Oleh: Hardiansyah
Etnis Tionghoa adalah salah satu etnis di Indonesia yang eksistensinya telah ada sejak berabad-abad yang lalu. Mereka telah membaur dengan masyarakat “pribumi” dengan melakukan pernikahan dan menyerap adat dan budaya masyarakat setempat. Bahkan seiring sejalannya waktu mereka melebur menjadi masyarakat”pribumi” itu sendiri, sehingga muncullah istilah Tionghoa peranakan. Sedangkan orang Tionghoa yang tetap memegang teguh adat istiadatnya termasuak bahasa dikenal dengan istilah Tionghoa totok. Dalam rekam sejarahnya terdapat friksi-friksi yang menimbulkan konflik sosial antara golongan”pribumi” dan Etnis Tionghoa ini. Peristiwa terakhir yang menyebabkan banyaknya etnis Tionghoa menjadi korban adalah peristiwa 1998 dimana toko-toko milik etnis Tionghoa dijarah dan dibakar. Banyak dari mereka yang mengungsi ke daerah lain yang lebih aman bahkan hingga ke luar negeri. Peristiwa 1998 juga menunjukkan bahwa politik asimilasi yang dilakukan oleh orde baru, hanya berhasil di permukaan saja.

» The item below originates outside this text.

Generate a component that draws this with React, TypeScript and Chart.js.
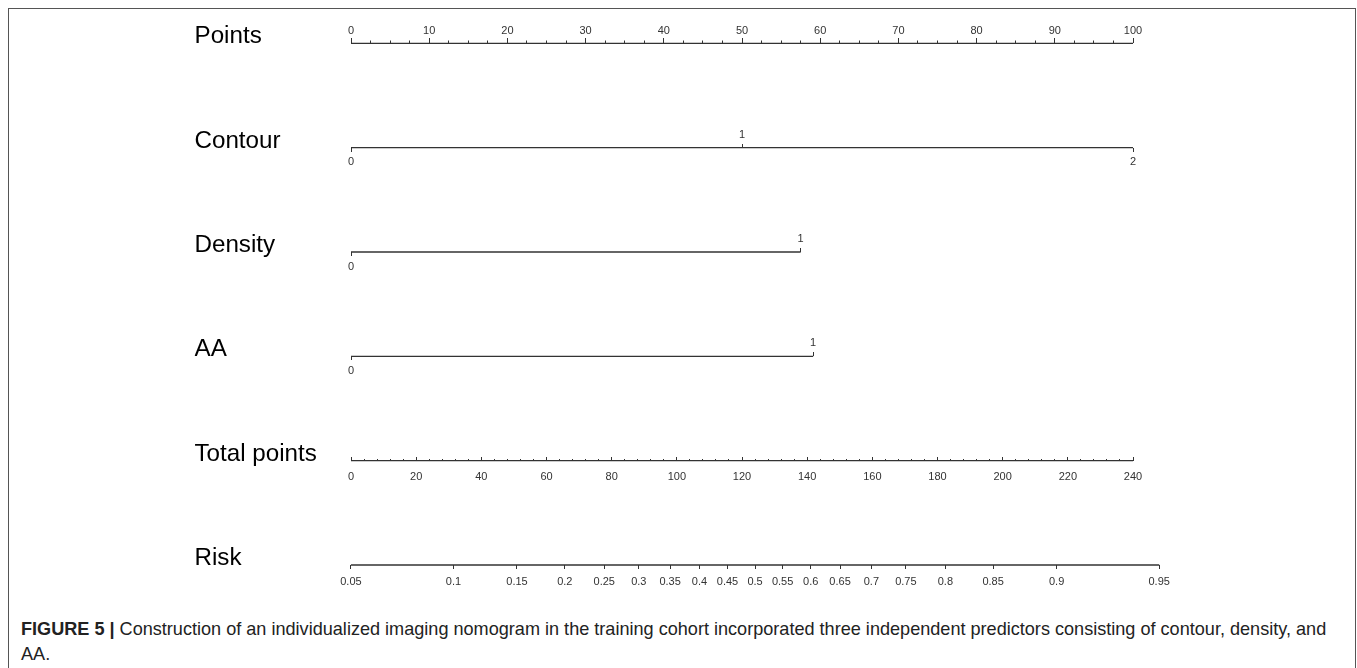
import React, { useEffect, useRef } from 'react';
import { Chart, registerables } from 'chart.js';

Chart.register(...registerables);

// ---- data ----
const rowNames = ['Points', 'Contour', 'Density', 'AA', 'Total points', 'Risk'];

const pointsTicks = [0, 10, 20, 30, 40, 50, 60, 70, 80, 90, 100];
const pointsMinorStep = 2.5;

const contourLevels = ['0', '1', '2'];
const contourPoints = [0, 50, 100];

const densityLevels = ['0', '1'];
const densityPoints = [0, 57.5];

const aaLevels = ['0', '1'];
const aaPoints = [0, 59.1];

const totalPointsTicks = [0, 20, 40, 60, 80, 100, 120, 140, 160, 180, 200, 220, 240];
const totalPointsMinorStep = 4;

const riskTicks = [0.05, 0.1, 0.15, 0.2, 0.25, 0.3, 0.35, 0.4, 0.45, 0.5, 0.55, 0.6, 0.65, 0.7, 0.75, 0.8, 0.85, 0.9, 0.95];
const riskLabels = ['0.05', '0.1', '0.15', '0.2', '0.25', '0.3', '0.35', '0.4', '0.45', '0.5', '0.55', '0.6', '0.65', '0.7', '0.75', '0.8', '0.85', '0.9', '0.95'];
const riskIntercept = -2.944; // logit(risk) at 0 total points
const riskSlope = 0.02374; // logit(risk) per total point

// ---- scale ranges / styling ----
const FONT = "'Liberation Sans', Arial, Helvetica, sans-serif";
const pointsMax = pointsTicks[pointsTicks.length - 1];
const totalMax = totalPointsTicks[totalPointsTicks.length - 1];
const tpAxisMax = 250; // right edge of the plotting area in total-point units
const ptsAxisMax = (tpAxisMax * pointsMax) / totalMax;
const INK = '#333';

const riskToTotal = (p: number) => (Math.log(p / (1 - p)) - riskIntercept) / riskSlope;

function rowAxis(
  row: number,
  max: number,
  values: number[],
  labels: string[] | null,
  tickLength: number,
  padding: number
) {
  return {
    type: 'linear',
    axis: 'x',
    position: { y: row },
    min: 0,
    max,
    bounds: 'data',
    border: { display: false },
    grid: {
      display: true,
      drawOnChartArea: false,
      drawTicks: true,
      tickLength,
      tickColor: INK,
      tickWidth: 1,
    },
    ticks: {
      autoSkip: false,
      maxRotation: 0,
      minRotation: 0,
      padding,
      color: INK,
      font: { family: FONT, size: 11 },
      callback: (_v: any, i: number) => (labels ? labels[i] : ''),
    },
    afterBuildTicks: (scale: any) => {
      scale.ticks = values.map((v) => ({ value: v }));
    },
  };
}

function levelAxes(id: string, row: number, levels: string[], pts: number[]) {
  const upIdx = levels.map((_, i) => i).filter((i) => i % 2 === 1);
  const downIdx = levels.map((_, i) => i).filter((i) => i % 2 === 0);
  return {
    [id + 'Up']: rowAxis(row, ptsAxisMax, upIdx.map((i) => pts[i]), upIdx.map((i) => levels[i]), -4, -15.6),
    [id + 'Down']: rowAxis(row, ptsAxisMax, downIdx.map((i) => pts[i]), downIdx.map((i) => levels[i]), 4, 4.2),
  };
}

function rowLine(xAxisID: string, x0: number, x1: number, row: number) {
  return {
    type: 'scatter',
    data: [
      { x: x0, y: row },
      { x: x1, y: row },
    ],
    xAxisID,
    yAxisID: 'y',
    showLine: true,
    borderColor: INK,
    borderWidth: 1.3,
    pointRadius: 0,
    clip: false,
  };
}

const pointsMinorTicks: number[] = [];
for (let v = 0; v <= pointsMax; v += pointsMinorStep) pointsMinorTicks.push(v);
const totalMinorTicks: number[] = [];
for (let v = 0; v <= totalMax; v += totalPointsMinorStep) totalMinorTicks.push(v);

export default function App() {
  const ref = useRef<HTMLCanvasElement>(null);

  useEffect(() => {
    if (!ref.current) return;
    const datasets: any[] = [
      rowLine('xPts', pointsTicks[0], pointsMax, 0),
      rowLine('xPts', Math.min(...contourPoints), Math.max(...contourPoints), 1),
      rowLine('xPts', Math.min(...densityPoints), Math.max(...densityPoints), 2),
      rowLine('xPts', Math.min(...aaPoints), Math.max(...aaPoints), 3),
      rowLine('xTP', totalPointsTicks[0], totalMax, 4),
      rowLine('xTP', riskToTotal(riskTicks[0]), riskToTotal(riskTicks[riskTicks.length - 1]), 5),
    ];

    const scales: any = {
      y: {
        type: 'linear',
        axis: 'y',
        position: 'left',
        reverse: true,
        min: -0.3,
        max: 5.3,
        border: { display: false },
        grid: { display: false },
        ticks: {
          autoSkip: false,
          crossAlign: 'far',
          labelOffset: -6.5,
          padding: 0,
          color: '#000',
          font: { family: FONT, size: 24.2 },
          callback: (_v: any, i: number) => rowNames[i],
        },
        afterBuildTicks: (scale: any) => {
          scale.ticks = rowNames.map((_, i) => ({ value: i }));
        },
        afterFit: (scale: any) => {
          scale.width = 156.5;
          scale.paddingTop = 0;
          scale.paddingBottom = 0;
        },
      },
      xPts: rowAxis(0, ptsAxisMax, pointsTicks, pointsTicks.map(String), -5, -14.1),
      xPtsMinor: rowAxis(0, ptsAxisMax, pointsMinorTicks, null, -2.5, 0),
      ...levelAxes('xContour', 1, contourLevels, contourPoints),
      ...levelAxes('xDensity', 2, densityLevels, densityPoints),
      ...levelAxes('xAA', 3, aaLevels, aaPoints),
      xTP: rowAxis(4, tpAxisMax, totalPointsTicks, totalPointsTicks.map(String), -4, 13.4),
      xTPMinor: rowAxis(4, tpAxisMax, totalMinorTicks, null, -2, 0),
      xRisk: rowAxis(5, tpAxisMax, riskTicks.map(riskToTotal), riskLabels, 4, 6.1),
    };

    const chart = new Chart(ref.current, {
      type: 'scatter',
      data: { datasets },
      options: {
        responsive: false,
        animation: false,
        events: [],
        plugins: { legend: { display: false }, tooltip: { enabled: false } },
        layout: { padding: { left: 185.5, right: 189.4, top: 3.0, bottom: 12.7 } },
        scales,
      },
    } as any);
    return () => chart.destroy();
  }, []);

  return (
    <div
      style={{
        position: 'fixed',
        left: 8,
        top: 8,
        width: 1348,
        height: 690,
        boxSizing: 'border-box',
        border: '1px solid #555',
        background: '#fff',
        fontFamily: FONT,
      }}
    >
      <canvas ref={ref} width={1346} height={600} style={{ display: 'block', width: 1346, height: 600 }} />
      <div style={{ margin: '8px 13px 0 12px', fontSize: 18.1, lineHeight: '25px', color: '#222' }}>
        <b>FIGURE 5 |</b> Construction of an individualized imaging nomogram in the training cohort incorporated three
        independent predictors consisting of contour, density, and AA.
      </div>
    </div>
  );
}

Relasi Muhammadiyah dan etnis Tionghoa hingga saat ini masih sangat sedikit ditulis. Padahal dalam catatan sejarahnya, Muhammadiyah memiliki pandangan inklusif dari awal berdirinya yang terbuka untuk semua bangsa. Bahkan terdapat orang-orang etnis Tionghoa yang menjadi pendiri dan inisiator Muhammadiyah di beberapa daerah seperti Abdullah Chan di Maluku dan Oey Tjeng Hien di Kaur, Bengkulu. Bahkan hanya Muhammadiyah yang kadernya memiliki fokus dakwah terhadap etnis Tionghoa dengan berdirinya organisasi PITI (Persatuan Islam Tionghoa Indonesia), hal ini tidak dimiliki oleh organisasi Islam lainnya. Bahkan Kiai Ibrahim selaku ketua HB Muhammadiyah kedua telah memiliki pandangan yang ramah dengan etnis Tionghoa disaat jarak antara kaum muslimin dan mereka membentang dan saling memandang penuh curiga. Tulisan ini menyorot seberapa jauh relasi antara Muhammadiyah dan Tionghoa
Tionghoa Dan Dinamikanya
Suryadinata (1984 : 45 -54) membagi pandangan masyarakat Tionghoa di Indonesia pada masa sebelum perang dunia ke II dalam tiga kelompok. Pertama adalah kelompok sin po yang memegang pandangan nasionalis Cina. Kelompok ini menginginkan adanya persatuan antara golongan Cina Totok dan Cina peranakan dengan mengidentifikasikan diri mereka sebagai orang Cina. Kedua, kelompok Chung Hwa Hui adalah kelompok peranakan yang lebih berkiblat pada Hindia – Belanda. Kelompok ini lebih mendekati pemerintah kolonial sehingga dapat disetarakan dengan orang Belanda. Kelompok ketiga adalah kelompok Partai Tionghoa Indonesia (PTI) dimana [pandangan kelompok ini adalah Indonesia tanah air mereka serta menaruh simpati atas perjuangan bangsa Indonesia lepas dari belenggu pemerintah kolonial.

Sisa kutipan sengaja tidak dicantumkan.